The immigration controversy in 2000 crossed into the sports world, especially for those in South Florida.

Arnaldo Alverez Holds Up A Sign... Photo By Miami Herald/Getty Images

In late April of 2000, South Florida was the center for major headlines. That however, had little to do with the Florida Marlins.

In Miami, Cuban Americans were calling for a work stoppage in response to the case of 6-year-old Elian Gonzalez. A defector from Cuba, the young Elian was taken from his great uncle’s South Florida home by the U.S. government and returned to his father in communist Cuba.

In a display of solidarity with the locals, several Florida players, coaches and members of the front office elected to miss a home game against the San Francisco Giants at Pro Player Stadium on April 25, 2000.

Third baseman Mike Lowell was the most notable Marlin to miss the contest, but pitchers Vladimir Núñez, Alex Fernández, Antonio Alfonseca, Jesús Sánchez and Michael Tejera elected to be absent.
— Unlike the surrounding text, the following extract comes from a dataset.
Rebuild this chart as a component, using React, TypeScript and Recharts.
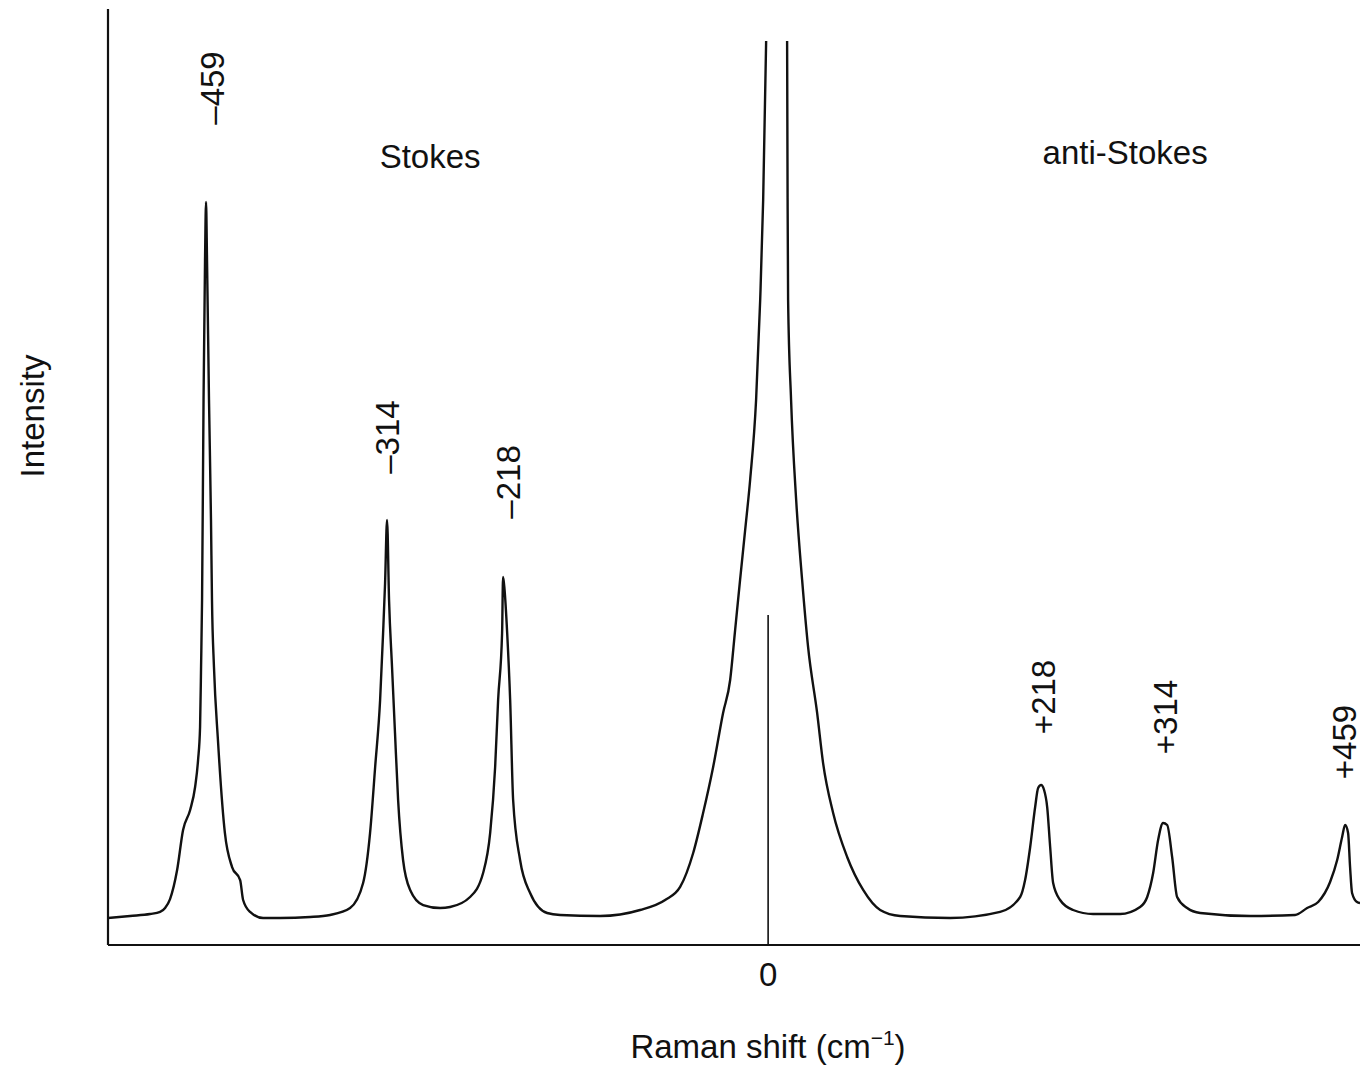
import React from 'react';
import { LineChart, Line, XAxis, YAxis, ReferenceLine, ReferenceDot } from 'recharts';

// Raman spectrum: Stokes / Rayleigh / anti-Stokes.
// Each pair is [Raman shift (cm-1), intensity (arb. units)].

const stokesBand: [number, number][] = [
  [-532, 28.8], [-514.2, 31], [-498.1, 33.1], [-490, 35.3], [-486, 39.5], [-482, 49.1],
  [-476.3, 80.1], [-471.5, 122.9], [-465.8, 144.2], [-461.8, 168.8], [-459.4, 197.7],
  [-457.8, 232.9], [-457, 297], [-456.2, 368.6], [-455, 582.3], [-453.8, 731.9],
  [-453, 793.8], [-452.2, 731.9], [-450.6, 582.3], [-449, 454.1], [-448.2, 368.6],
  [-446.6, 297], [-443.4, 219], [-437.8, 119.7], [-432, 83.3], [-425.5, 69.4],
  [-423.1, 48.1], [-417.5, 35.3], [-407, 28.8], [-393.3, 28.8], [-369.1, 29.9],
  [-353, 32.1], [-336.9, 39.5], [-326.4, 66.2], [-320.8, 119.7], [-316.7, 190.2],
  [-312.7, 261.8], [-310.3, 333.3], [-308.7, 386.8], [-307.1, 454.1], [-305.5, 368.6],
  [-303.1, 297], [-300.7, 226.5], [-298.2, 154.9], [-294.2, 90.8], [-288.5, 58.8],
  [-278, 42.7], [-264.3, 39.5], [-256.3, 40.6], [-240.2, 51.3], [-229.7, 76.9],
  [-224, 119.7], [-220, 190.2], [-217.6, 261.8], [-214.4, 333.3], [-213.6, 393.2],
  [-212.4, 379.3], [-210.3, 333.3], [-207.9, 261.8], [-205.5, 154.9], [-199.9, 90.8],
  [-191.8, 55.6], [-178.1, 34.2], [-167.6, 32.1], [-135.4, 31], [-103.2, 37.4], [-83, 48.1],
];

// Rayleigh line runs off the top of the figure: the trace is broken at the top
const rayleighBand: [number, number | null][] = [
  [-70.9, 62], [-60.4, 98.3], [-52.4, 141], [-44.3, 190.2], [-36.3, 247.9], [-30.6, 283.1],
  [-26.6, 336.5], [-22.6, 390], [-18.5, 443.4], [-14.5, 496.8], [-9.7, 582.3], [-6.4, 689.1],
  [-4, 796], [-1.6, 965.8], [6, null], [15.3, 965.8], [15.7, 796], [16.1, 689.1],
  [18.5, 582.3], [22.6, 475.4], [27.4, 390], [32.2, 318.4], [39.5, 247.9], [44.3, 194.4],
  [52.4, 141], [63.7, 94], [76.6, 58.8], [90.3, 37.4], [106.4, 31],
];

const antiStokesBand: [number, number][] = [
  [146.7, 28.8], [187, 35.3], [203.1, 51.3], [207.1, 69.4], [211.2, 104.7], [215.2, 147.4],
  [217.6, 167.7], [220, 170.9], [222.4, 165.6], [224.9, 147.4], [227.3, 104.7], [229.7, 66.2],
  [235.3, 48.1], [245.8, 37.4], [261.9, 33.1], [283.7, 33.1], [299.8, 40.6], [305.5, 51.3],
  [310.3, 76.9], [314.3, 112.2], [318.3, 130.3], [321.6, 128.2], [325.6, 94], [329.6, 51.3],
  [337.7, 39.5], [348.2, 34.2], [388.5, 31], [424.7, 32.1], [434.4, 39.5], [443.3, 45.9],
  [452.9, 67.3], [458.6, 90.8], [462.6, 115.4], [465, 128.2], [467.4, 119.7], [469, 83.3],
  [470.6, 55.6], [474.6, 45.9], [477, 44.9],
];

// peak annotations (rotated text), anchored at [shift, intensity] of text centre
const peakLabels = ['\u2013459', '\u2013314', '\u2013218', '+218', '+314', '+459'];
const peakLabelShift = [-448.1, -306.7, -209.5, 221.6, 320, 464.8];
const peakLabelHeight = [915.6, 542.7, 494.7, 265, 243.6, 216.9];

const regionLabels = ['Stokes', 'anti-Stokes'];
const regionLabelShift = [-272.4, 287.7];
const regionLabelHeight = [841.9, 846.2];

const xTicks = [0];
const xDomain: [number, number] = [-532, 477];
const yDomain: [number, number] = [0, 1000];
const laserMarkerTop = 352.6;

const FONT = '"Liberation Sans", Arial, Helvetica, sans-serif';
const INK = '#111';

const data = [...stokesBand, ...rayleighBand, ...antiStokesBand].map(([shift, intensity]) => ({
  shift,
  intensity,
}));

const RotatedText = (text: string) => (props: any) => {
  const { cx, cy } = props;
  return (
    <text
      x={cx}
      y={cy}
      transform={`rotate(-90 ${cx} ${cy})`}
      textAnchor="middle"
      dominantBaseline="central"
      fontFamily={FONT}
      fontSize={33}
      fill={INK}
    >
      {text}
    </text>
  );
};

const PlainText = (text: string) => (props: any) => {
  const { cx, cy } = props;
  return (
    <text x={cx} y={cy} textAnchor="middle" dominantBaseline="central" fontFamily={FONT} fontSize={33} fill={INK}>
      {text}
    </text>
  );
};

const XTitle = (props: any) => {
  const { viewBox } = props;
  const x = viewBox.x + 660;
  const y = viewBox.y + 113;
  return (
    <text x={x} y={y} textAnchor="middle" fontFamily={FONT} fontSize={33} fill={INK}>
      Raman shift (cm
      <tspan dy={-13} fontSize={21}>{'\u22121'}</tspan>
      <tspan dy={13}>)</tspan>
    </text>
  );
};

const YTitle = (props: any) => {
  const { viewBox } = props;
  const x = viewBox.x + 32;
  const y = viewBox.y + 407;
  return (
    <text
      x={x}
      y={y}
      transform={`rotate(-90 ${x} ${y})`}
      textAnchor="middle"
      dominantBaseline="central"
      fontFamily={FONT}
      fontSize={33}
      fill={INK}
    >
      Intensity
    </text>
  );
};

export default function App() {
  return (
    <div style={{ position: 'absolute', left: 0, top: 0, width: 1360, height: 1067, background: '#fff' }}>
      <LineChart width={1360} height={1067} data={data} margin={{ top: 9, right: 0, bottom: 0, left: 0 }}>
        <XAxis
          dataKey="shift"
          type="number"
          domain={xDomain}
          ticks={xTicks}
          allowDataOverflow
          height={122}
          axisLine={{ stroke: INK, strokeWidth: 2.2 }}
          tickLine={false}
          tickMargin={12}
          tick={{ fill: INK, fontSize: 33, fontFamily: FONT }}
          label={<XTitle />}
        />
        <YAxis
          type="number"
          domain={yDomain}
          allowDataOverflow
          width={108}
          axisLine={{ stroke: INK, strokeWidth: 2.2 }}
          tickLine={false}
          tick={false}
          label={<YTitle />}
        />

        {/* laser line marker at zero shift */}
        <ReferenceLine
          segment={[{ x: 0, y: 0 }, { x: 0, y: laserMarkerTop }]}
          stroke={INK}
          strokeWidth={1.6}
        />

        <Line
          type="monotoneX"
          dataKey="intensity"
          stroke={INK}
          strokeWidth={2.4}
          dot={false}
          connectNulls={false}
          isAnimationActive={false}
        />

        {peakLabels.map((label, i) => (
          <ReferenceDot
            key={label}
            x={peakLabelShift[i]}
            y={peakLabelHeight[i]}
            r={0}
            shape={RotatedText(label)}
          />
        ))}
        {regionLabels.map((label, i) => (
          <ReferenceDot
            key={label}
            x={regionLabelShift[i]}
            y={regionLabelHeight[i]}
            r={0}
            shape={PlainText(label)}
          />
        ))}
      </LineChart>
    </div>
  );
}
Outfielder Danny Bautista also elected to sit out. Two San Francisco Giants of Cuban heritage elected not to show, including former Florida pitcher and 1997 World Series MVP Liván Hernández.

In what was the opener of a two-game set, the contest went 11 innings. The Giants ultimately prevailed, 6-4, as Florida was handicapped by a limited bench and bullpen and a schedule that had them playing their 14th game in as many days.

Florida trailed 4-2 entering the bottom of the ninth, but drew even on sacrifice flies by Mark Smith and Kevin Millar. In the top of the 11th, San Francisco pushed across two runs against Marlins’ reliever Dan Miceli.

After an RBI double by Armando Rios broke a 4-4 tie, the Giants added an insurance run on a sacrifice fly by Bill Mueller. With a limited bench, the Marlins had to turn to Brad Penny to pinch hit to lead off the bottom half of the inning. Smith was able to single for Florida with one out to bring the tying run to the plate, but San Francisco’s Mark Gardner retired both Preston Wilson and Millar to end the contest.

The loss began a five-game losing streak for the Marlins and a 1-8 stretch, but for one night, team members were focused on something bigger than baseball. That came on this day two decades ago.